Possibly the most influential Tamaroa was Chief Jean Baptiste De Coigne (1750-1811). Born to a Tamaroan mother and named for his father, a French fur trader and interpreter, Jean Baptiste de Coigne (1720-1796), who returned to Montreal long before his own death. Young De Coigne became chief of the Tamoroas in 1767, when the alliance of several Illiniwek tribe dissolved after Chief Pontiac was murdered and the British succeeded the French and left a small garrison at Kaskaskia. De Coigne became more important as chief of a new alliance of the Kaskakia, Tamaroa and Chaokia tribes, which aligned with the patriots during the American Revolutionary War, allowing George Rogers Clark to capture the town of Kaskaskia in 1776. De Coigne traveled to Virginia, smoked a peace pipe with as well as corresponded with its governor (and future President) Thomas Jefferson. Marquis de Lafayete also praised De Coigne, but his friend had died by the time Lafayette returned to Edwardsville on his farewell tour in 1824. Under DeCoigne's leadership, the Kaskaskia and allies fought the Shawnee in 1800, the heavy casualties devastating both sides. De Coigne's son, Louis Jefferson De Coigne, succeeded his father in 1811.

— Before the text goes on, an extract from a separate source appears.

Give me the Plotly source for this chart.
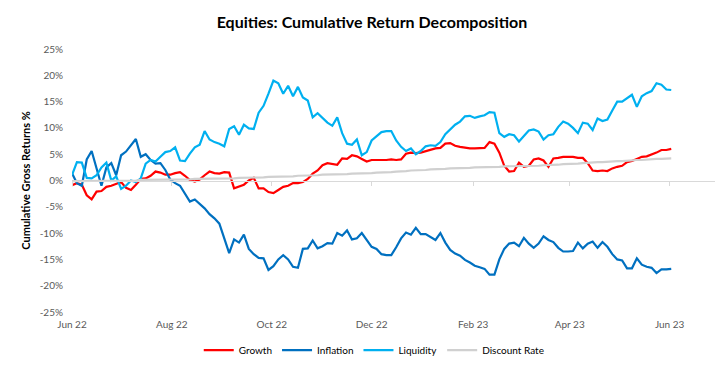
import plotly.graph_objects as go
import pandas as pd

# 3-day sampling grid from 1 Jun 2022 to 2 Jun 2023
dates = pd.date_range("2022-06-01", periods=123, freq="3D")

growth = [
    -0.9, -0.5, -0.8, -2.8, -3.6, -2.1, -2.0, -1.2, -1.0, -0.6,
    -0.3, -1.4, -1.8, -0.8, 0.3, 0.4, 0.9, 1.7, 1.5, 1.1,
    1.1, 1.4, 1.6, 0.9, 0.1, -0.2, 0.2, 1.0, 1.7, 1.4,
    1.3, 1.6, 1.5, -1.5, -1.2, -0.8, 0.0, 0.5, -1.5, -1.5,
    -2.2, -2.4, -1.8, -1.2, -1.0, -0.5, -0.5, -0.3, 0.3, 1.3,
    1.9, 2.9, 3.3, 3.2, 3.0, 4.2, 4.1, 4.8, 4.6, 4.1,
    3.6, 3.9, 3.9, 3.8, 3.9, 4.0, 3.9, 4.0, 5.1, 5.3,
    5.2, 5.3, 5.6, 5.8, 6.1, 6.2, 7.0, 7.1, 6.6, 6.4,
    6.2, 6.1, 6.1, 6.2, 6.2, 7.3, 7.0, 5.3, 2.8, 1.7,
    1.8, 3.4, 2.6, 2.8, 4.0, 4.2, 3.8, 2.6, 4.2, 4.3,
    4.5, 4.5, 4.5, 4.3, 4.3, 3.3, 1.9, 1.8, 1.9, 1.8,
    2.3, 2.6, 2.8, 3.5, 3.7, 4.1, 4.5, 4.6, 4.9, 5.3,
    5.8, 5.8, 6.0,
]

inflation = [
    1.4, -0.5, -1.0, 4.0, 5.6, 2.5, -1.0, 2.5, 3.3, 1.0,
    4.8, 5.5, 6.8, 7.9, 4.5, 5.0, 3.9, 3.2, 3.3, 2.0,
    0.2, -0.5, -1.0, -2.6, -4.0, -3.6, -4.5, -5.3, -6.4, -7.2,
    -8.2, -10.9, -13.8, -11.2, -11.8, -10.3, -13.0, -14.0, -14.7, -14.8,
    -17.0, -16.3, -15.0, -14.2, -15.0, -16.4, -16.6, -13.0, -12.9, -11.4,
    -12.9, -12.5, -11.9, -12.0, -10.0, -10.5, -9.5, -11.2, -11.0, -10.0,
    -11.2, -12.6, -13.0, -14.0, -14.2, -14.2, -12.7, -11.0, -9.9, -10.3,
    -9.0, -10.2, -10.2, -10.7, -11.3, -10.0, -11.8, -13.2, -13.9, -14.3,
    -15.1, -15.6, -16.2, -16.5, -16.8, -17.9, -17.9, -15.0, -13.0, -12.0,
    -11.8, -12.5, -10.9, -12.0, -12.8, -12.0, -10.6, -11.3, -11.7, -12.8,
    -13.5, -13.5, -13.4, -11.8, -12.9, -12.0, -11.6, -12.8, -11.7, -12.6,
    -14.0, -15.0, -15.2, -16.7, -16.7, -14.8, -16.0, -16.4, -16.6, -17.6,
    -16.9, -16.9, -16.8,
]

liquidity = [
    1.0, 3.5, 3.4, 0.5, 0.4, 1.0, 2.5, 3.4, 0.0, 0.8,
    -1.6, -1.0, 0.0, -0.3, 0.4, 3.2, 3.9, 3.6, 4.5, 5.4,
    5.6, 6.3, 3.8, 3.7, 5.1, 6.3, 6.8, 9.4, 7.8, 7.3,
    7.0, 6.5, 9.8, 10.3, 8.7, 10.6, 9.9, 9.8, 12.9, 14.2,
    16.5, 19.0, 18.5, 16.5, 18.0, 16.0, 17.8, 15.8, 15.2, 12.0,
    12.8, 11.8, 11.0, 10.4, 12.0, 9.0, 7.0, 6.8, 7.8, 4.8,
    5.4, 7.6, 8.4, 9.2, 9.4, 9.4, 7.6, 6.4, 5.6, 6.1,
    5.0, 5.6, 6.5, 6.7, 6.6, 7.3, 8.8, 9.8, 10.6, 11.2,
    12.2, 12.3, 11.9, 12.2, 12.4, 13.0, 12.9, 9.0, 8.3, 8.8,
    8.6, 7.4, 8.4, 9.5, 9.7, 9.3, 7.8, 8.6, 8.8, 10.2,
    11.2, 10.8, 10.0, 9.0, 11.0, 10.8, 9.6, 11.8, 11.3, 11.6,
    13.3, 15.0, 15.0, 15.6, 16.3, 14.0, 16.0, 16.6, 17.0, 18.5,
    18.2, 17.3, 17.2,
]

discount_rate = [
    -0.1, -0.1, -0.1, -0.1, -0.1, 0.0, 0.0, 0.0, 0.0, 0.0,
    0.0, 0.0, 0.0, 0.0, 0.1, 0.1, 0.1, 0.1, 0.1, 0.1,
    0.2, 0.2, 0.2, 0.2, 0.2, 0.3, 0.3, 0.3, 0.3, 0.3,
    0.4, 0.4, 0.4, 0.4, 0.5, 0.5, 0.5, 0.6, 0.6, 0.6,
    0.7, 0.7, 0.7, 0.8, 0.8, 0.8, 0.9, 0.9, 0.9, 1.0,
    1.0, 1.1, 1.1, 1.1, 1.2, 1.2, 1.2, 1.3, 1.3, 1.3,
    1.4, 1.4, 1.5, 1.5, 1.6, 1.6, 1.7, 1.7, 1.8, 1.9,
    1.9, 2.0, 2.0, 2.1, 2.1, 2.2, 2.2, 2.3, 2.3, 2.4,
    2.4, 2.4, 2.5, 2.5, 2.5, 2.6, 2.6, 2.6, 2.7, 2.7,
    2.7, 2.7, 2.8, 2.8, 2.8, 2.8, 2.9, 2.9, 3.0, 3.0,
    3.1, 3.1, 3.2, 3.2, 3.3, 3.4, 3.4, 3.5, 3.5, 3.6,
    3.6, 3.7, 3.7, 3.8, 3.8, 3.9, 3.9, 4.0, 4.0, 4.1,
    4.1, 4.2, 4.2,
]

series_names = ["Growth", "Inflation", "Liquidity", "Discount Rate"]
series_colors = ["#FF0000", "#0070C0", "#00B0F0", "#D0D0D0"]
series_values = [growth, inflation, liquidity, discount_rate]

tick_dates = ["2022-06-01", "2022-08-01", "2022-10-01", "2022-12-01",
              "2023-02-01", "2023-04-01", "2023-06-01"]
tick_labels = ["Jun 22", "Aug 22", "Oct 22", "Dec 22", "Feb 23", "Apr 23", "Jun 23"]
y_ticks = [-25, -20, -15, -10, -5, 0, 5, 10, 15, 20, 25]
y_labels = [f"{v}%" for v in y_ticks]

x_range = ["2022-06-01", "2023-07-03"]

fig = go.Figure()
for name, color, vals in zip(series_names, series_colors, series_values):
    fig.add_trace(go.Scatter(
        x=dates, y=[v / 100 for v in vals], name=name, mode="lines",
        line=dict(color=color, width=2.2),
    ))

font_family = "Lato, 'Liberation Sans', sans-serif"

# page body has an 8px default margin, so the figure is 8px smaller
W, H = 715, 362
fig.update_layout(
    width=W, height=H,
    margin=dict(l=64, r=1, t=41, b=58),
    paper_bgcolor="white", plot_bgcolor="white",
    font=dict(family=font_family, color="#595959", size=10),
    title=dict(text="<b>Equities: Cumulative Return Decomposition</b>",
               x=0.509, xanchor="center", y=1 - 14 / H, yanchor="middle",
               yref="container",
               font=dict(size=16, color="#000000", family=font_family)),
    showlegend=True,
    legend=dict(orientation="h", x=0.465, xanchor="center", y=-0.145,
                yanchor="middle", font=dict(size=10, color="#000000"),
                itemwidth=30, tracegroupgap=0),
    xaxis=dict(range=x_range, tickvals=tick_dates, ticktext=tick_labels,
               showgrid=False, zeroline=False, showline=False, ticks="",
               ticklabelstandoff=5, tickfont=dict(size=10, color="#595959")),
    xaxis2=dict(range=x_range, overlaying="x", anchor="free", position=0.5,
                tickvals=tick_dates, showticklabels=False, showgrid=False,
                zeroline=False, showline=True, linecolor="#D9D9D9", linewidth=1,
                ticks="outside", ticklen=4, tickcolor="#D9D9D9"),
    yaxis=dict(range=[-0.25, 0.25], tickvals=[v / 100 for v in y_ticks],
               ticktext=y_labels, showgrid=False, zeroline=False,
               showline=False, ticks="", ticklabelstandoff=8,
               tickfont=dict(size=10, color="#595959"),
               title=dict(text="<b>Cumulative Gross Returns %</b>", standoff=6,
                          font=dict(size=11, color="#000000"))),
)

# invisible helper trace so the overlay axis is drawn
fig.add_trace(go.Scatter(x=[dates[0]], y=[0], xaxis="x2", mode="none",
                         showlegend=False, hoverinfo="skip"))

fig.write_html("out.html")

Five leaders of the Tamaroa were among those who signed the Treaty of Edwardsville (1818), by which the various groups of the Illiniwek ceded about half of the present state of Illinois to the United States. Descendants of the Tamaroa later merged with other, larger tribes of the Illiniwek, such as the Peoria. As a consequence of the forced Indian removal in the 1830s, their descendants are to be found mostly in Oklahoma, as the Confederated Peoria Tribe.

The group later joined the Peoria tribe and moved to what would become the Kansas Territory. The consolidated Peoria were given land in Indian Territory. Thus, an unknown number of Tamaroa descendants were included in the Peoria reservation residents who were allotted land, beginning in 1889. The reservation was in present-day Ottawa County, Oklahoma.